Start

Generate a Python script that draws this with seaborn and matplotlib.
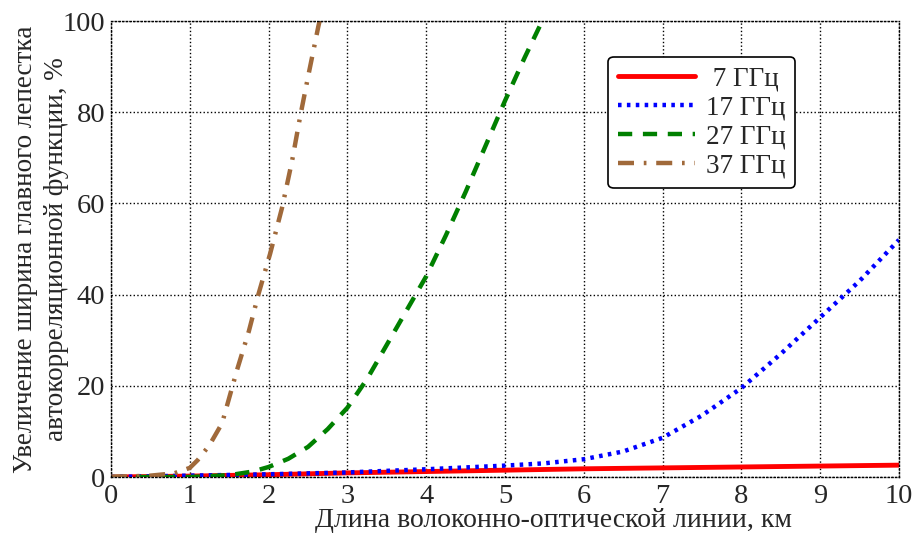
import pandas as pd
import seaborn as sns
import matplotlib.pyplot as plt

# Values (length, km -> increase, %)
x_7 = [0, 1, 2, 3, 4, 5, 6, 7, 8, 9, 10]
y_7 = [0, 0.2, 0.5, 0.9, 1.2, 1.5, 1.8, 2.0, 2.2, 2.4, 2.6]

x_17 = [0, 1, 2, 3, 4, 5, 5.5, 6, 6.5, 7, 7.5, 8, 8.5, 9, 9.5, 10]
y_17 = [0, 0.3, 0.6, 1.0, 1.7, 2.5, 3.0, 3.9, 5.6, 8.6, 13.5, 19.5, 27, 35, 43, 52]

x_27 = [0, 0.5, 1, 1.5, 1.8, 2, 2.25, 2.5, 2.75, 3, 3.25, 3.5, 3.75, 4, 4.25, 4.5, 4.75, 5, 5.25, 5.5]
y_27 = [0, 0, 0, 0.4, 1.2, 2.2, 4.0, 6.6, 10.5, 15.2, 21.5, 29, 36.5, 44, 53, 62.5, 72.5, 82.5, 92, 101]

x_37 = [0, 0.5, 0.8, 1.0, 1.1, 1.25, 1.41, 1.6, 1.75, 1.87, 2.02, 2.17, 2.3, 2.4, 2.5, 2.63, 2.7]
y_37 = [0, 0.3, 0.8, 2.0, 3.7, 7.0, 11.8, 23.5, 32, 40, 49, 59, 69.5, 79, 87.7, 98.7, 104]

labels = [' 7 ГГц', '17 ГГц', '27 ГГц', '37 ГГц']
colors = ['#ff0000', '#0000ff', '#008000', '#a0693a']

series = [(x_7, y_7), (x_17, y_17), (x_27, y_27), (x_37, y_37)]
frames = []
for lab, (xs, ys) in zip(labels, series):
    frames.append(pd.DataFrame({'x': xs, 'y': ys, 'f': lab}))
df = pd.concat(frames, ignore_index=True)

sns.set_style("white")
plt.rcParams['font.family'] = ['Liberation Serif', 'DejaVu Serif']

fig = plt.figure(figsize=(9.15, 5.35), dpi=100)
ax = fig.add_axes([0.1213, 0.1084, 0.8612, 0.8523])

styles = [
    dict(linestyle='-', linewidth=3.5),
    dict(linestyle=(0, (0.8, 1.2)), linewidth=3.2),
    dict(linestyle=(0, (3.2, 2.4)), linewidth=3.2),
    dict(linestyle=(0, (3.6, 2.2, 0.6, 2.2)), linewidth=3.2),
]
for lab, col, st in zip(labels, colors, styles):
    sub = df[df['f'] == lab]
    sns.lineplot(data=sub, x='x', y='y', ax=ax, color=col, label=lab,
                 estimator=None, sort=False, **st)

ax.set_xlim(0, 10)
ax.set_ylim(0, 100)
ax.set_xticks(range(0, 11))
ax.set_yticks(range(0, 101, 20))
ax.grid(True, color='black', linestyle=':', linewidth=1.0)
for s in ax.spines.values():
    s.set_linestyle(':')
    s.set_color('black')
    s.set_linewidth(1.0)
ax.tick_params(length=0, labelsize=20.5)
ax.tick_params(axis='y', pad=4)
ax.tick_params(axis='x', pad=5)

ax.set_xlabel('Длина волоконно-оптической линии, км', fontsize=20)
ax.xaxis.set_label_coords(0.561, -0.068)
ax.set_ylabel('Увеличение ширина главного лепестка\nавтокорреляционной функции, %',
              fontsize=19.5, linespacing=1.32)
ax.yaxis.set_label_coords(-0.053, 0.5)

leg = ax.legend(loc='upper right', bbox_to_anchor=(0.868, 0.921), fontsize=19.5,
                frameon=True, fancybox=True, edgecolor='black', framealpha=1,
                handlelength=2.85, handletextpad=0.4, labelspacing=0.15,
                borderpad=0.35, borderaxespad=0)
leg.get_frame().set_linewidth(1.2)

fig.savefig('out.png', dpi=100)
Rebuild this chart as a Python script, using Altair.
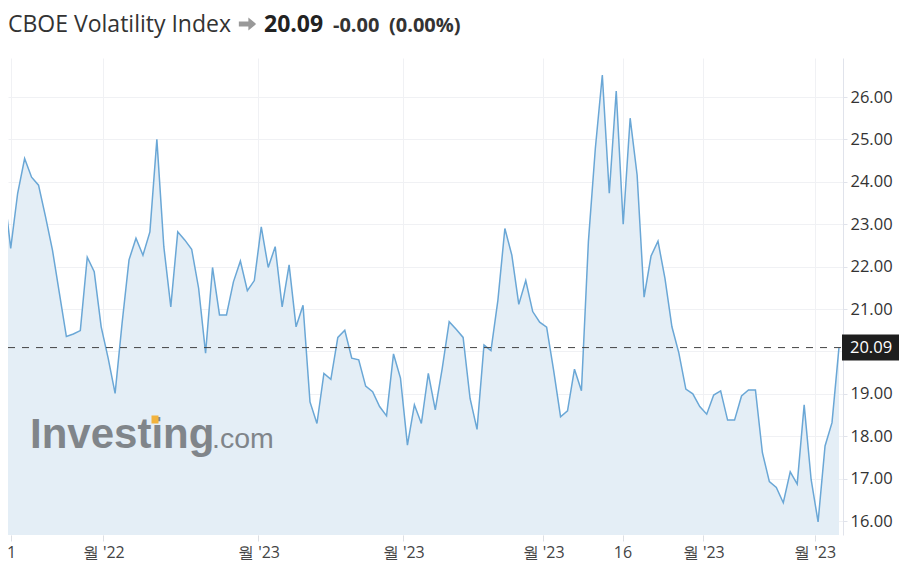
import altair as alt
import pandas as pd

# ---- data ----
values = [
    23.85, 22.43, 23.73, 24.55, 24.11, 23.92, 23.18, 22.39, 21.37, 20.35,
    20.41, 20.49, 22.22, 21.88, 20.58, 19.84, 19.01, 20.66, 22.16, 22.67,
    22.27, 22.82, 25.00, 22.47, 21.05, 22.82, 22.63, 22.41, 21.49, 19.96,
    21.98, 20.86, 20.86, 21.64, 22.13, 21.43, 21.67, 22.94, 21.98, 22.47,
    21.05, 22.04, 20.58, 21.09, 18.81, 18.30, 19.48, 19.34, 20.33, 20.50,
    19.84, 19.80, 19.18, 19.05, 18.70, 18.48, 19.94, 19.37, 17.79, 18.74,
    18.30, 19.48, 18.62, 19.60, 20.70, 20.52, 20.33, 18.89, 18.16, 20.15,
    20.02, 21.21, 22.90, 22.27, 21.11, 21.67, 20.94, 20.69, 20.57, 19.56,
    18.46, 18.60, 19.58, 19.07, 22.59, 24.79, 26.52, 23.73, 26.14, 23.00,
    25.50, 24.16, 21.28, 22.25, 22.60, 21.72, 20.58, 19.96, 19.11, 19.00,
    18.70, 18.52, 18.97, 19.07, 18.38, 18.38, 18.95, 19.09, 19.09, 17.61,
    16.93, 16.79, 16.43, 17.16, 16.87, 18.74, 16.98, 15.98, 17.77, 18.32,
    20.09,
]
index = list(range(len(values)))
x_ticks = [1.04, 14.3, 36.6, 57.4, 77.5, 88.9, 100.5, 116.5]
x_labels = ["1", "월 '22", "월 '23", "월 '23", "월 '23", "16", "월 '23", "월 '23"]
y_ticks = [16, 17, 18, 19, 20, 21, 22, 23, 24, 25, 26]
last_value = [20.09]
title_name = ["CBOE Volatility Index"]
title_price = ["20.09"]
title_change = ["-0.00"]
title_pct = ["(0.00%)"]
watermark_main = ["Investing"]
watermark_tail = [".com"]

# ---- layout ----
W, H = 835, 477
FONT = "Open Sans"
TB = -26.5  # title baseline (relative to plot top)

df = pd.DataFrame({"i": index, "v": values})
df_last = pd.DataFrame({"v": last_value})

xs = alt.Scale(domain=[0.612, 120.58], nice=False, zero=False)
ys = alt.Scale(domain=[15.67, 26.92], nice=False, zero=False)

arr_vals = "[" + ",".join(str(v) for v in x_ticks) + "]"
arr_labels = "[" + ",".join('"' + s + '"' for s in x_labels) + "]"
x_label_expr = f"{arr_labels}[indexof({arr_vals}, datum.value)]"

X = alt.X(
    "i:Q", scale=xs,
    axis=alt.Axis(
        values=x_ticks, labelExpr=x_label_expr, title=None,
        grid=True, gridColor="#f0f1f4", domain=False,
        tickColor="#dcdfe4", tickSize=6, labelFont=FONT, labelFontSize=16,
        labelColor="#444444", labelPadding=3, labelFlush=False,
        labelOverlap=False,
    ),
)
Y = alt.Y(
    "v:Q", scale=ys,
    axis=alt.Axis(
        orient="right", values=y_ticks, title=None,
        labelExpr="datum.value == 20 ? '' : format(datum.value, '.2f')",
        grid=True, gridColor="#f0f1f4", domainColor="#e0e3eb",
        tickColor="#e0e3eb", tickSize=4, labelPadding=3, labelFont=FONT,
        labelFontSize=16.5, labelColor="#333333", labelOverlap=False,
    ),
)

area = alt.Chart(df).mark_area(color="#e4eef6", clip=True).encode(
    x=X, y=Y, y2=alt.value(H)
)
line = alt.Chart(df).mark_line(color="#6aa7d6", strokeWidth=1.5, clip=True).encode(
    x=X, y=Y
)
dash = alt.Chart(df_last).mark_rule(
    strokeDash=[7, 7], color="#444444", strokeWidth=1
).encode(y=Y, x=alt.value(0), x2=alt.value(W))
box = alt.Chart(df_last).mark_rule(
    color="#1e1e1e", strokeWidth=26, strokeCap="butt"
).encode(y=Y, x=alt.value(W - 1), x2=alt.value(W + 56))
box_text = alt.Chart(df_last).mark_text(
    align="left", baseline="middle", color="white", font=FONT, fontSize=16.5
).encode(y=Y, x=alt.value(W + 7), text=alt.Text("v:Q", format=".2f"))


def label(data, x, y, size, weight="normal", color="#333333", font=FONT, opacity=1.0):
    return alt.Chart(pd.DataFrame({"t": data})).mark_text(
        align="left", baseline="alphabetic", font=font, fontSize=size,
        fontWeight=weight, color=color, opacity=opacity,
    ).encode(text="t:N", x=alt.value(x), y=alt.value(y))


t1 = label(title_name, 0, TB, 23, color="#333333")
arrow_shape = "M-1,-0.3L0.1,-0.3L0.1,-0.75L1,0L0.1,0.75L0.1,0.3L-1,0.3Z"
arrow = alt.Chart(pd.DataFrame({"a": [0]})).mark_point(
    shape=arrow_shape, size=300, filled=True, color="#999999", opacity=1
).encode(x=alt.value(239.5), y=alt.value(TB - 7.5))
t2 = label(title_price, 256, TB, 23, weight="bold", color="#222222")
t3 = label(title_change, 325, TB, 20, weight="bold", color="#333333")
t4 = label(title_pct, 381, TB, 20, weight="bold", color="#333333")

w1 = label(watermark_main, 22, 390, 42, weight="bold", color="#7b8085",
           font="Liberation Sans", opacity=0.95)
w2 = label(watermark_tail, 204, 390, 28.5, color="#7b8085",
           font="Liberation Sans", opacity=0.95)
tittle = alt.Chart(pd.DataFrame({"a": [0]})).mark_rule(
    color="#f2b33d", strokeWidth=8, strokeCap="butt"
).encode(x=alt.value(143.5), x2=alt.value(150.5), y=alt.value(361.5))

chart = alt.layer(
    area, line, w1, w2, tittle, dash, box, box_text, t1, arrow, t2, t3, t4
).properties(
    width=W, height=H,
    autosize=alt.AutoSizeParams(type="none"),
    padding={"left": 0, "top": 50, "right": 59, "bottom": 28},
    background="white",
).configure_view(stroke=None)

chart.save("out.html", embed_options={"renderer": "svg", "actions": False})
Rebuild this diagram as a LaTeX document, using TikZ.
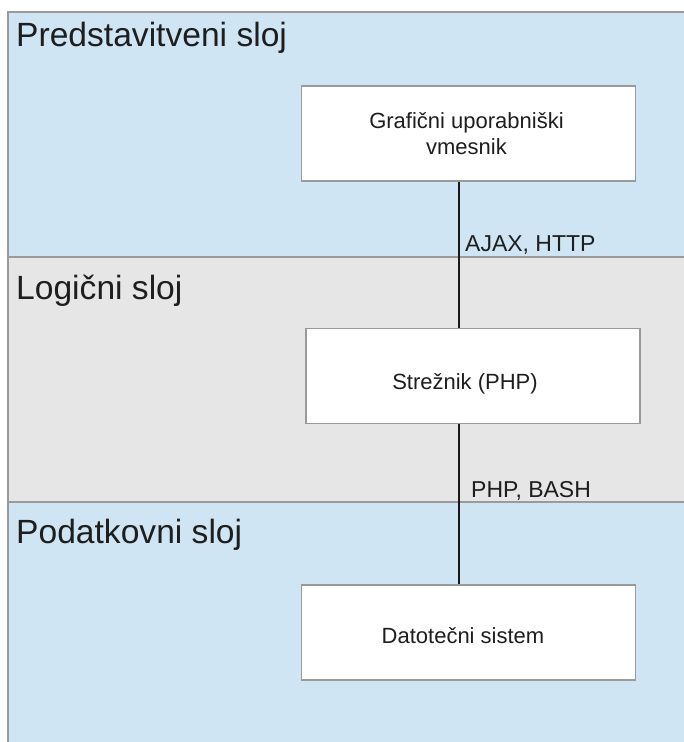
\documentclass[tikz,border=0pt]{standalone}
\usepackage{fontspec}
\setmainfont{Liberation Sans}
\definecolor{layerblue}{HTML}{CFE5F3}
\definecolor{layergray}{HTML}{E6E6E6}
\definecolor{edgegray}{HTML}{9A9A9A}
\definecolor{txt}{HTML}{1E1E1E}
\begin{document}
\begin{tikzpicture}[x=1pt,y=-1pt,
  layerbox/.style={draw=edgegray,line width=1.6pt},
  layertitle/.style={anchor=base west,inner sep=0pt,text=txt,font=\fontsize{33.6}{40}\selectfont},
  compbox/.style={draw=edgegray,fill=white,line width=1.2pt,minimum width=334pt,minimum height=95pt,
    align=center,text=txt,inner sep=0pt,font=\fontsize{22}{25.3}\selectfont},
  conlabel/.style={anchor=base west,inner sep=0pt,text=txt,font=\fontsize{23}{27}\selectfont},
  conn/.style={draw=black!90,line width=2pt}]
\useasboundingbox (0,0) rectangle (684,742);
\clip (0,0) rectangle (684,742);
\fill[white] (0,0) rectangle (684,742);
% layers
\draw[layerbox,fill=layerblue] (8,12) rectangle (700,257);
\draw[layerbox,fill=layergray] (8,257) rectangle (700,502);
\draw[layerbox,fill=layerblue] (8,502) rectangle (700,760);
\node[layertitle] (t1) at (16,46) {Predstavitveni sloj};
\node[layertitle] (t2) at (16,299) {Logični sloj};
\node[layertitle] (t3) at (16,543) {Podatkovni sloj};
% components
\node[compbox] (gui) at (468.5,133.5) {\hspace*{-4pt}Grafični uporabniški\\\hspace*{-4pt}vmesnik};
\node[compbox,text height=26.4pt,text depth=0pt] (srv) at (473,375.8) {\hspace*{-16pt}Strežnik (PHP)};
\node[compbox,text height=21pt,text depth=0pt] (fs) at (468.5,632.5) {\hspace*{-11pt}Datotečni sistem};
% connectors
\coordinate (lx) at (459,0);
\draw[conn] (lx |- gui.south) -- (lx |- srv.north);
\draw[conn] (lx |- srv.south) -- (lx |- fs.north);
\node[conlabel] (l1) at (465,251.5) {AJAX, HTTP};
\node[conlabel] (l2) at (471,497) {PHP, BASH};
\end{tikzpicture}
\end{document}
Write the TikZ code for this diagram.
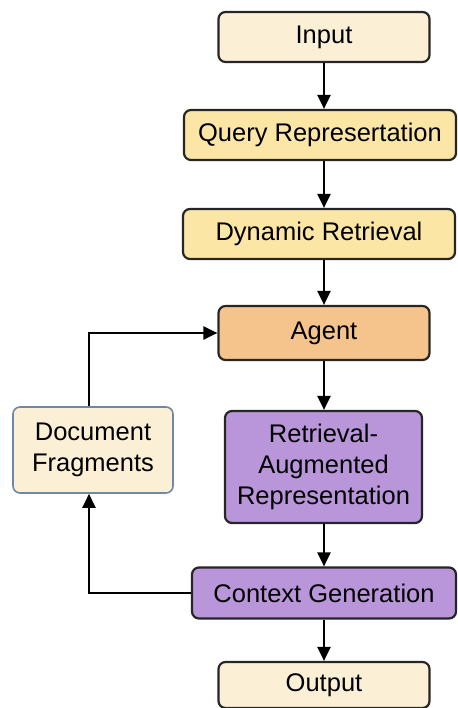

End

- **Directions for this task**: Write out an exact copy of the listing, first line through the line containing "82.5, 92, 101]", with the pictures left out.

- **Expected output**:
Generate a Python script that draws this with seaborn and matplotlib.
import pandas as pd
import seaborn as sns
import matplotlib.pyplot as plt

# Values (length, km -> increase, %)
x_7 = [0, 1, 2, 3, 4, 5, 6, 7, 8, 9, 10]
y_7 = [0, 0.2, 0.5, 0.9, 1.2, 1.5, 1.8, 2.0, 2.2, 2.4, 2.6]

x_17 = [0, 1, 2, 3, 4, 5, 5.5, 6, 6.5, 7, 7.5, 8, 8.5, 9, 9.5, 10]
y_17 = [0, 0.3, 0.6, 1.0, 1.7, 2.5, 3.0, 3.9, 5.6, 8.6, 13.5, 19.5, 27, 35, 43, 52]

x_27 = [0, 0.5, 1, 1.5, 1.8, 2, 2.25, 2.5, 2.75, 3, 3.25, 3.5, 3.75, 4, 4.25, 4.5, 4.75, 5, 5.25, 5.5]
y_27 = [0, 0, 0, 0.4, 1.2, 2.2, 4.0, 6.6, 10.5, 15.2, 21.5, 29, 36.5, 44, 53, 62.5, 72.5, 82.5, 92, 101]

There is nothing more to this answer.